Why he’s frustrated with America today:
“Right now it seems like the country is pretty close to being ungovernable. Maybe this is the point of view you have from living in Montana, but from afar it seems like the government of the United States is pretty close to dysfunctional. And it also seems like the uniting idealism that used to be part of national life, where people felt like, ‘We have all these problems but we’re in this together,’ that seems to be gone. There seems to be a rise of this kind of septic regionalism. It’s an angrier country than I remember. If I were going to put it in Hallmark card terms, I would say we don’t seem to love each other as we once did. [Laughs]"

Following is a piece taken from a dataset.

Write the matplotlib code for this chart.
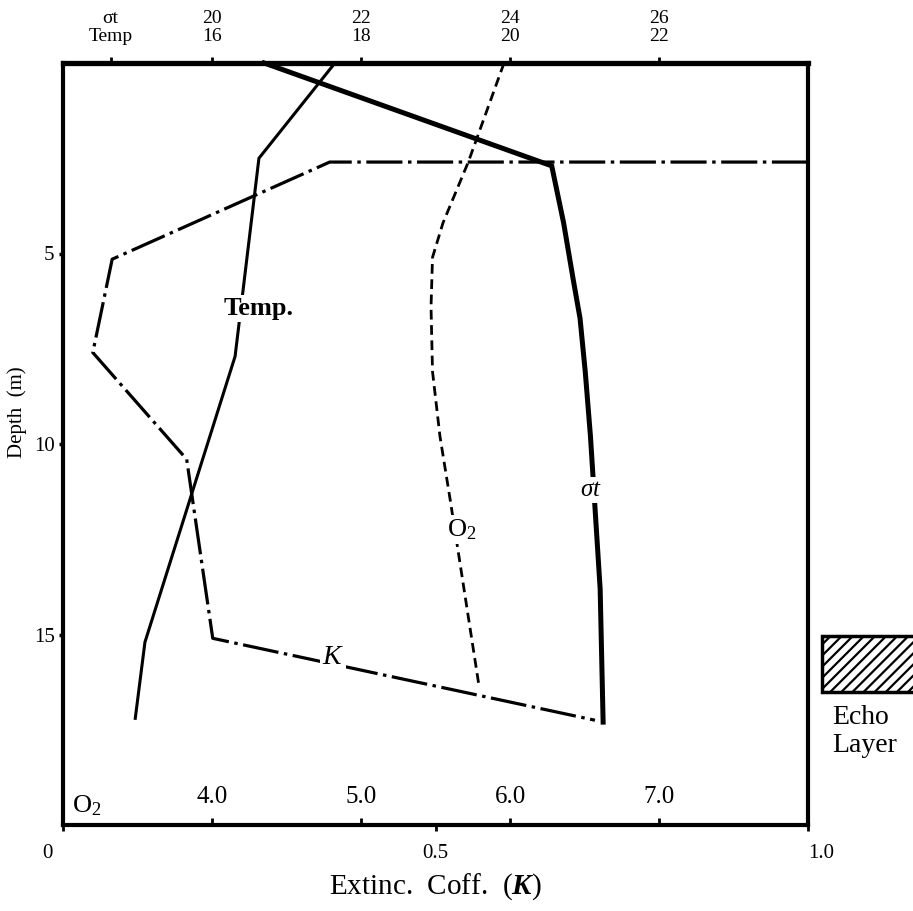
import matplotlib
matplotlib.use('Agg')
import matplotlib.pyplot as plt
import matplotlib.transforms as mtransforms
from matplotlib.patches import Rectangle

plt.rcParams['font.family'] = ['Liberation Serif', 'DejaVu Serif']
plt.rcParams['mathtext.fontset'] = 'custom'
plt.rcParams['mathtext.rm'] = 'Liberation Serif'
plt.rcParams['mathtext.it'] = 'Liberation Serif:italic'
plt.rcParams['mathtext.bf'] = 'Liberation Serif:bold:italic'
plt.rcParams['lines.scale_dashes'] = False
plt.rcParams['hatch.linewidth'] = 1.6

# ---------------- data (native units) ----------------
sigma_depth = [0.0, 2.7, 4.2, 5.7, 6.7, 8.1, 9.8, 13.8, 17.3]
sigma_t = [20.70, 24.56, 24.72, 24.85, 24.94, 25.01, 25.08, 25.21, 25.25]

temp_depth = [0.0, 2.5, 7.7, 15.2, 17.2]
temp = [17.65, 16.63, 16.31, 15.10, 14.97]

o2_depth = [0.0, 2.6, 4.2, 5.1, 6.4, 8.1, 9.8, 11.5, 16.3]
o2 = [5.96, 5.72, 5.55, 5.48, 5.47, 5.48, 5.53, 5.60, 5.79]

k_depth = [2.6, 2.6, 5.15, 7.6, 10.4, 15.1, 17.25]
k_vals = [1.0, 0.358, 0.066, 0.040, 0.166, 0.201, 0.714]

echo_layer = (15.05, 16.5)   # depth range (m)

k_ticks = [0.0, 0.5, 1.0]
k_ticklabels = ['0', '0.5', '1.0']
depth_ticks = [5, 10, 15]
o2_ticks = [4.0, 5.0, 6.0, 7.0]
o2_ticklabels = ['4.0', '5.0', '6.0', '7.0']
sigma_ticks = [18.64, 20, 22, 24, 26]
top_ticklabels = ['σt\nTemp', '20\n16', '22\n18', '24\n20', '26\n22']

# ---------------- figure ----------------
W, H = 913, 911
fig = plt.figure(figsize=(W / 100, H / 100), dpi=100)
L, R, T, B = 63, 808, 63, 825
ax = fig.add_axes([L / W, 1 - B / H, (R - L) / W, (B - T) / H])
ax.set_xlim(0, 1.0)
ax.set_ylim(20, 0)

for side, lw in [('top', 3.8), ('bottom', 3.0), ('left', 3.0), ('right', 3.0)]:
    ax.spines[side].set_linewidth(lw)

ax.set_yticks(depth_ticks)
ax.set_yticklabels([str(d) for d in depth_ticks], fontsize=15)
ax.tick_params(axis='y', direction='out', length=3, width=2.5, pad=3)
ax.set_xticks(k_ticks)
ax.set_xticklabels(k_ticklabels, fontsize=15)
ax.tick_params(axis='x', direction='out', length=4, width=2, pad=10)
xl = ax.get_xticklabels()
xl[0].set_ha('right')
xl[0].set_transform(xl[0].get_transform() + mtransforms.ScaledTranslation(-10 / 100, 0, fig.dpi_scale_trans))
xl[-1].set_transform(xl[-1].get_transform() + mtransforms.ScaledTranslation(13 / 100, 0, fig.dpi_scale_trans))
ax.set_ylabel('Depth  (m)', fontsize=15)
ax.yaxis.set_label_coords(-0.048, 0.542)
ax.set_xlabel('Extinc.  Coff.  $(\\mathbf{K})$', fontsize=21, labelpad=6)

# sigma-t axis (top)
ax_s = ax.twiny()
ax_s.set_xlim(18, 28)
ax_s.set_xticks(sigma_ticks)
ax_s.set_xticklabels(top_ticklabels, fontsize=14, linespacing=1.05)
ax_s.tick_params(axis='x', direction='out', length=4, width=2, pad=9)
for s in ax_s.spines.values():
    s.set_visible(False)

# temperature axis (shares top labels)
ax_t = ax.twiny()
ax_t.set_xlim(14, 24)
ax_t.set_xticks([])
for s in ax_t.spines.values():
    s.set_visible(False)

# oxygen axis (inside bottom)
ax_o = ax.twiny()
ax_o.set_xlim(3, 8)
ax_o.xaxis.set_ticks_position('bottom')
ax_o.xaxis.set_label_position('bottom')
ax_o.set_xticks(o2_ticks)
ax_o.set_xticklabels(o2_ticklabels, fontsize=18)
ax_o.tick_params(axis='x', direction='in', length=5, width=2, pad=-28)
for s in ax_o.spines.values():
    s.set_visible(False)

# ---------------- curves ----------------
ax_s.plot(sigma_t, sigma_depth, color='black', lw=3.6, solid_joinstyle='miter', clip_on=False)
ax_t.plot(temp, temp_depth, color='black', lw=2.2, clip_on=False)
ax_o.plot(o2, o2_depth, color='black', lw=2.0, linestyle=(0, (7, 4)), clip_on=False)
ax_o.plot([ax_o.get_xlim()[0] + (ax_o.get_xlim()[1] - ax_o.get_xlim()[0]) * k for k in k_vals],
          k_depth, color='black', lw=2.3, linestyle=(0, (26, 4, 2.5, 4)))

# ---------------- labels on curves ----------------
bb = dict(facecolor='white', edgecolor='none', pad=1.5)
ax_o.text(0.262, 6.45, 'Temp.', transform=ax.transData, fontsize=19, fontweight='bold',
          ha='center', va='center', bbox=bb, zorder=10)
ax_o.text(0.535, 12.25, 'O$_2$', transform=ax.transData, fontsize=19, ha='center', va='center', bbox=bb, zorder=10)
ax_o.text(0.708, 11.2, '$\\sigma t$', transform=ax.transData, fontsize=18, ha='center', va='center', bbox=bb, zorder=10)
ax_o.text(0.362, 15.6, '$K$', transform=ax.transData, fontsize=20, ha='center', va='center', bbox=bb, zorder=10)
ax_o.text(0.012, 19.5, 'O$_2$', transform=ax.transData, fontsize=19, ha='left', va='center', zorder=10)

# ---------------- echo layer ----------------
rect = Rectangle((1.019, echo_layer[0]), 0.2, echo_layer[1] - echo_layer[0],
                 transform=ax.transData, facecolor='white', edgecolor='black',
                 hatch='///', lw=2.5, clip_on=False)
ax_o.add_patch(rect)
fig.text(832 / W, 1 - 718 / H, 'Echo', fontsize=20, ha='left', va='center')
fig.text(832 / W, 1 - 746 / H, 'Layer', fontsize=20, ha='left', va='center')

fig.savefig('out.png', dpi=100)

McGuane also expressed anger over the failures of campaign finance reform, saying, “[Politicians] could just submit a list of their donors and you’d know their positions, and that would be that.”

On recent police killings of unarmed men and women:
“You hardly pick up the newspapers at all anymore without some homeless person in handcuffs who’s been shot, or some terrible thing like that. It’s getting to be common. I don’t know why. I don’t think it’s because police are getting more wicked. I think it’s a kind of aloofness toward our fellow citizens.

He’s also baffled by the extent of violent imagery in popular entertainment:
“You never see a teaser for a film on television that doesn’t have someone running around a corner with a gun. Have you noticed that? …. I think Hollywood has as much responsibility for gun violence as the National Rifle Association.”

...And addressing that in a story, “Shaman,” in his collection:
“I wanted to have, not a Christ-like figure, but a figure of benign innocence as the victim of this kind of shoot-first, ask-questions-later mentality that’s swept the country.”